Hükümet direksiyon hakimiyetini kaybetti
Aşağıdaki olaylar son birkaç haftaya ait:
TBMM Başkanı Numan Kurtulmuş ‘değiştirilmesi teklif dahi edilemez’ 3. maddeyi değiştirmeyi önerdi.
TRT Genel Müdürü Zahit Sobacı ‘İran’ı rahatsız edeceğiz. Farsça kanal kuruyoruz’ açıklaması yaptı.
PKK’nın siyasi partisi DEM’e el uzatılmasına ilişkin Cumhurbaşkanı Erdoğan ‘O ellerin sayısı artmalı’ dileğinde bulundu.
Maliye Bakanı Mehmet Şimşek olmayan gelire vergi icat etti.
Sayıştay raporlarıyla neredeyse tüm kurumlarda usulsüzlük yaşandığı belgelendi.
Aydınlık, Türk bankaların ABD baskısı altında kaldığını, Rusya’yla ticarete yeni başlayacak firmalara hesap açtırılmadığını ortaya çıkardı.
Fener Rum patriği topraklarımızdan egemenliğimize meydan okudu.
Deprem bölgesi önümüzdeki kışa da hazırlanamadı.
Türkiye’nin en büyük sendikası Türk-İş ‘sorunlarına kulak tıkandığını muhatap bulamadıklarını’ açıklayarak 20 Ekim’de ‘2 bin otobüsle Ankara’dayız açıklaması yaptı.
Türkiye’nin dört bir yanında emekçiler sendikalı oldukları için kapı önüne konuldu.
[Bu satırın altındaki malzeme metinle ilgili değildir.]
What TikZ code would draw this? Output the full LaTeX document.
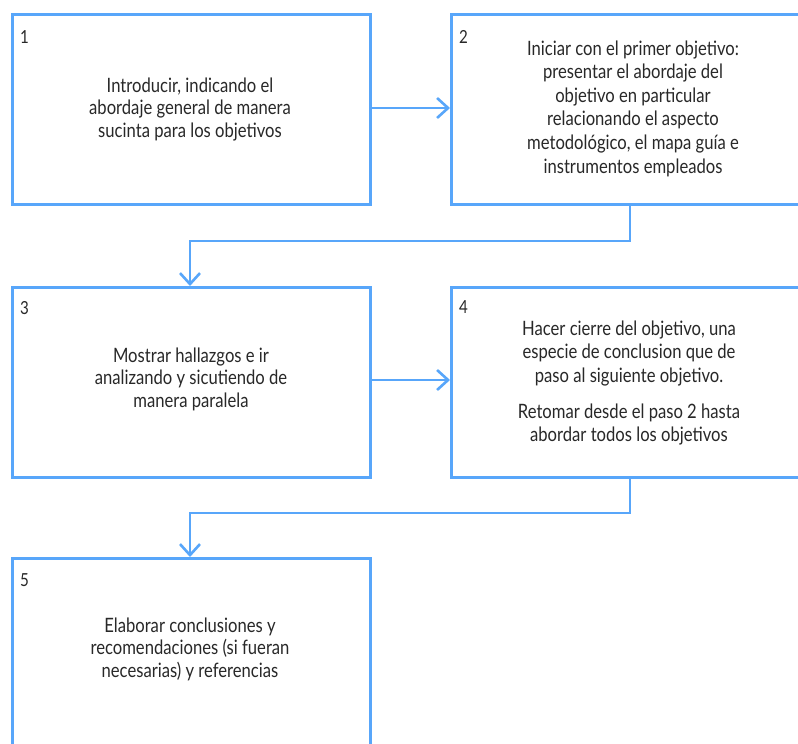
\documentclass[tikz,border=0pt]{standalone}
\usepackage{fontspec}
\setmainfont[FakeStretch=0.84]{Lato}
\usetikzlibrary{arrows.meta}
\definecolor{flowblue}{RGB}{88,166,250}
\definecolor{txt}{RGB}{40,40,40}
\tikzset{
  x=1pt,y=1pt,
  box/.style={draw=flowblue,line width=2.6pt,minimum width=358pt,minimum height=190pt,anchor=north west,inner sep=0pt},
  num/.style={anchor=base west,text=txt,font=\fontsize{18pt}{20pt}\selectfont,inner sep=0pt},
  body/.style={align=center,text=txt,font=\fontsize{19.8pt}{22.8pt}\selectfont,inner sep=0pt,anchor=base},
  bodywide/.style={body,font=\fontsize{19.8pt}{23.6pt}\selectfont},
  link/.style={draw=flowblue,line width=2.6pt,-{Straight Barb[length=11pt,width=20pt,line width=2.6pt]}}
}
\begin{document}
\begin{tikzpicture}
\useasboundingbox (0,0) rectangle (798,-744);
\fill[white] (0,0) rectangle (798,-744);
\node[box] (b1) at (11,-13) {};
\node[box,minimum width=370pt] (b2) at (450,-13) {};
\node[box] (b3) at (11,-286) {};
\node[box,minimum width=370pt] (b4) at (450,-286) {};
\node[box,minimum height=200pt] (b5) at (11,-557) {};
\node[num] (n1) at (20,-43) {1};
\node[num] (n2) at (459,-43) {2};
\node[num] (n3) at (20,-314) {3};
\node[num] (n4) at (459,-313) {4};
\node[num] (n5) at (20,-586) {5};
\node[body] (t1) at (190,-137.6) {Introducir, indicando el\\abordaje general de manera\\sucinta para los objetivos};
\node[bodywide] (t2) at (633,-173) {Iniciar con el primer objetivo:\\presentar el abordaje del\\objetivo en particular\\relacionando el aspecto\\metodológico, el mapa guía e\\instrumentos empleados};
\node[body] (t3) at (191,-407.6) {Mostrar hallazgos e ir\\analizando y sicutiendo de\\manera paralela};
\node[bodywide] (t4a) at (629,-382.2) {Hacer cierre del objetivo, una\\especie de conclusion que de\\paso al siguiente objetivo.};
\node[bodywide] (t4b) at (629,-441.6) {Retomar desde el paso 2 hasta\\abordar todos los objetivos};
\node[body] (t5) at (190,-677.6) {Elaborar conclusiones y\\recomendaciones (si fueran\\necesarias) y referencias};
\coordinate (k1) at (630,-241);
\coordinate (k2) at (190,-241);
\coordinate (k3) at (630,-513);
\coordinate (k4) at (190,-513);
\draw[link] (b1.east |- 0,-108) -- (b2.west |- 0,-108);
\draw[link] (b2.south -| k1) -- (k1) -- (k2) -- (b3.north -| k2);
\draw[link] (b3.east |- 0,-380) -- (b4.west |- 0,-380);
\draw[link] (b4.south -| k3) -- (k3) -- (k4) -- (b5.north -| k4);
\end{tikzpicture}
\end{document}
Aile Hekimleri de eylem kararı aldı.
Ziraat Odaları’nın tarım politikasını eleştirmediği gün yok.
Öğrenciler yurt telaşında yine FETÖ vari örgütlerin kucağına itildi.
AK Partili sosyal medya hesapları sabah akşam Atatürk düşmanlığı yaptı.
TÜİK’in son verileri zenginlerin hızla zenginleşmeye devam ettiğini fakirlerin uçurumdan yuvarlandığını gösterdi...
Bunları bir çırpıda neden saydık:
Cumhurbaşkanı Tayyip Erdoğan son günlerde sık sık ‘iç cepheyi sağlam tutalım’ vurgusu yapıyor. Haklı, doğru ve önemli bir uyarı. Fakat yukarıdaki sorunlara çözüm üretemeyen bir iktidar bırakın iç cepheyi sağlam tutmayı bir iç cephe sorunu haline gelir. Sıkıntılar büyüyor, AK Parti direksiyon hakimiyetini kaybediyor.
İşaret ettiğimiz sorunlar Türkiye’nin, emperyalist sistemin tahakkümü altında olmasından kaynaklanıyor. Çözüm Devrimci-Halkçı bir programla icraat yapacak, Üreticilerin Milli Hükümeti’nde. Vatan Partisi seçimlerden sonra, ‘Batı’ya boyun eğen’ tavrın sorunları ağırlaştıracağına işaret ederek Hükümet’i uyarmıştı.
Yağmur duasına çıkar gibi çaresiz/çözümsüz iç cephe duasına çıkanlar hem sıkıntıları büyütüyor hem de Batıcı muhalefete alan açarak iç cepheyi zaafa uğratıyor.
Bu durumda AK Parti bir süre sonra ‘iç çekmek’ dışında bir şey yapamaz.